**Raw records:**

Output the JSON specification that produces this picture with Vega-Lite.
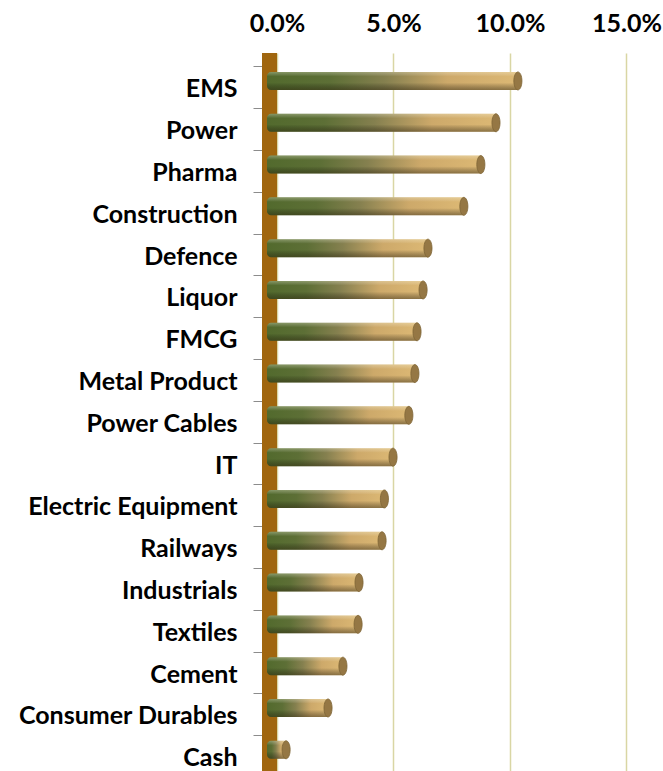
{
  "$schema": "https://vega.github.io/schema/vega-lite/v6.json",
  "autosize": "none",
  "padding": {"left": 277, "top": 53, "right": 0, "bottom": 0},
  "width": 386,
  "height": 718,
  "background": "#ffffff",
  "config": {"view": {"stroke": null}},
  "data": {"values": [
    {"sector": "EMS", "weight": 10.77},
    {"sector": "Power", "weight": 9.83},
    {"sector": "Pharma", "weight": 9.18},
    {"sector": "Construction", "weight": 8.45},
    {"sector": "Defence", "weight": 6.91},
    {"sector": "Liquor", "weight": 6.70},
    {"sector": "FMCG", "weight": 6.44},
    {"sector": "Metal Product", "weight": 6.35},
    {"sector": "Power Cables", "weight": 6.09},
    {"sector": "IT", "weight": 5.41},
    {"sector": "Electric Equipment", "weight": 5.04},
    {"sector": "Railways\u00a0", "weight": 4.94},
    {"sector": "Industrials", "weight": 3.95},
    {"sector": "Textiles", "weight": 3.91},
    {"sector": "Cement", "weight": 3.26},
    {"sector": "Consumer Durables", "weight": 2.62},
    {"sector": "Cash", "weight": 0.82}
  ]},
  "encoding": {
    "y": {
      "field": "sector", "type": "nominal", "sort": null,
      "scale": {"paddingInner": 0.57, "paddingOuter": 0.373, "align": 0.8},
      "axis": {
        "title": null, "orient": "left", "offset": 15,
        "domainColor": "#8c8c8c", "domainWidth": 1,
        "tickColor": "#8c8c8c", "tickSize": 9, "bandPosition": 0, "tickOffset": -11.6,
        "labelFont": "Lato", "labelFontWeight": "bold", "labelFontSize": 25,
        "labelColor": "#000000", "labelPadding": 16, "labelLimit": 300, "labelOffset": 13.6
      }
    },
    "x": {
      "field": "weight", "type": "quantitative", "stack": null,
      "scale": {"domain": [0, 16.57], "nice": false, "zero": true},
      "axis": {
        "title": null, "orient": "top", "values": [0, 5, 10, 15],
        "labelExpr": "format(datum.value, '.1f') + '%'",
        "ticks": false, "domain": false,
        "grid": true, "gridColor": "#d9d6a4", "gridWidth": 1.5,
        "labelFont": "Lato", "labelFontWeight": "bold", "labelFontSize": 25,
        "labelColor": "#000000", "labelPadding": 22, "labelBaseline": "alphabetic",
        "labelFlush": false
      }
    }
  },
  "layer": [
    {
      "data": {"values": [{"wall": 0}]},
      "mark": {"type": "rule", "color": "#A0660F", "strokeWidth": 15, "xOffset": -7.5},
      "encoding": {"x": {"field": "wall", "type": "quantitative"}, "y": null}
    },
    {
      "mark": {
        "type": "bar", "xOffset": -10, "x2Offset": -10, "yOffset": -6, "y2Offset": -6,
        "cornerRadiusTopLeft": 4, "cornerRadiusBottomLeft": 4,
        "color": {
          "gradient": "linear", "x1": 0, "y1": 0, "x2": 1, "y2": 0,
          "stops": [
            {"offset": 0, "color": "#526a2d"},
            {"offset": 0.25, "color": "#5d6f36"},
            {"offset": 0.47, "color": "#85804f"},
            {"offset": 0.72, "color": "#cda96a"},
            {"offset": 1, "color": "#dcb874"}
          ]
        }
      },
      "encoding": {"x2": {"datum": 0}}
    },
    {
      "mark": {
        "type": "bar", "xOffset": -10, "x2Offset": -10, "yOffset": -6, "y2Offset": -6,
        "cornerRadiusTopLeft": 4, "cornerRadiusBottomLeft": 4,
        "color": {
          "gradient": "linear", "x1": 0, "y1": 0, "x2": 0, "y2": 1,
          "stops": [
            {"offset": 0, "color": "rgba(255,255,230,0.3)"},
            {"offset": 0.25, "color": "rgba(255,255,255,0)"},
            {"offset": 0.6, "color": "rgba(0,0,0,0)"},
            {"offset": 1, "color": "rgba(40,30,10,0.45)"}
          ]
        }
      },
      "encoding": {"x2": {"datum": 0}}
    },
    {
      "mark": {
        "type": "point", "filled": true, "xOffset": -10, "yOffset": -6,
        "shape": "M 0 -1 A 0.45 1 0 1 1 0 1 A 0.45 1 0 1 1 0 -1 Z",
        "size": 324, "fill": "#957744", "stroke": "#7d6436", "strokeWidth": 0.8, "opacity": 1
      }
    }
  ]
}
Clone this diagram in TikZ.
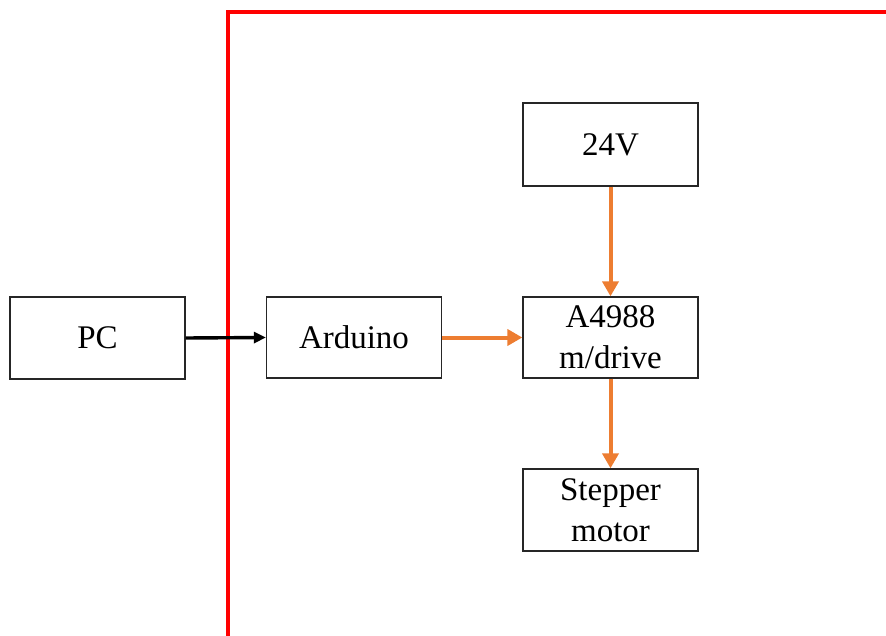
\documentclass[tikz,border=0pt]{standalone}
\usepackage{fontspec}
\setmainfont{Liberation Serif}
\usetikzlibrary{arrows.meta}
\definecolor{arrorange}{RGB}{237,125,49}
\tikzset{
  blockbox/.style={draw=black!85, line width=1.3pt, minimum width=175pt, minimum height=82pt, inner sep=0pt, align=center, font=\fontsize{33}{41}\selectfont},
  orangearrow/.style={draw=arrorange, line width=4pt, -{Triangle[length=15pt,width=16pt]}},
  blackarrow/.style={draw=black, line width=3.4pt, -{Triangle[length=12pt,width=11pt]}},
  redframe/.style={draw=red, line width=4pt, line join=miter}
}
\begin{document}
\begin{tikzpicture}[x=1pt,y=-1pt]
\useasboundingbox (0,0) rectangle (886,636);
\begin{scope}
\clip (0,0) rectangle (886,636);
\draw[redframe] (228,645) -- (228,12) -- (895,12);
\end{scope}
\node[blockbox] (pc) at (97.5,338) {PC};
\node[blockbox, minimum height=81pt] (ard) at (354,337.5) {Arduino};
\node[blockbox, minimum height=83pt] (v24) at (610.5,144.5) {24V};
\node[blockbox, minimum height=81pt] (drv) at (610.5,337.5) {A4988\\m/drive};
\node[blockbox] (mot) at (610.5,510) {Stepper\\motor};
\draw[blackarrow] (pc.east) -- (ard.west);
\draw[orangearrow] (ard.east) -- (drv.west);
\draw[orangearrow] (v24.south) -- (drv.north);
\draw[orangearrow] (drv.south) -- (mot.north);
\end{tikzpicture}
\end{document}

**What the task asks:**
In the data above, find the line containing "Clone this diagram in TikZ."; from there, please write out each line through the end, exactly, with the pictures omitted.

**Answer for this exercise:**
Clone this diagram in TikZ.
\documentclass[tikz,border=0pt]{standalone}
\usepackage{fontspec}
\setmainfont{Liberation Serif}
\usetikzlibrary{arrows.meta}
\definecolor{arrorange}{RGB}{237,125,49}
\tikzset{
  blockbox/.style={draw=black!85, line width=1.3pt, minimum width=175pt, minimum height=82pt, inner sep=0pt, align=center, font=\fontsize{33}{41}\selectfont},
  orangearrow/.style={draw=arrorange, line width=4pt, -{Triangle[length=15pt,width=16pt]}},
  blackarrow/.style={draw=black, line width=3.4pt, -{Triangle[length=12pt,width=11pt]}},
  redframe/.style={draw=red, line width=4pt, line join=miter}
}
\begin{document}
\begin{tikzpicture}[x=1pt,y=-1pt]
\useasboundingbox (0,0) rectangle (886,636);
\begin{scope}
\clip (0,0) rectangle (886,636);
\draw[redframe] (228,645) -- (228,12) -- (895,12);
\end{scope}
\node[blockbox] (pc) at (97.5,338) {PC};
\node[blockbox, minimum height=81pt] (ard) at (354,337.5) {Arduino};
\node[blockbox, minimum height=83pt] (v24) at (610.5,144.5) {24V};
\node[blockbox, minimum height=81pt] (drv) at (610.5,337.5) {A4988\\m/drive};
\node[blockbox] (mot) at (610.5,510) {Stepper\\motor};
\draw[blackarrow] (pc.east) -- (ard.west);
\draw[orangearrow] (ard.east) -- (drv.west);
\draw[orangearrow] (v24.south) -- (drv.north);
\draw[orangearrow] (drv.south) -- (mot.north);
\end{tikzpicture}
\end{document}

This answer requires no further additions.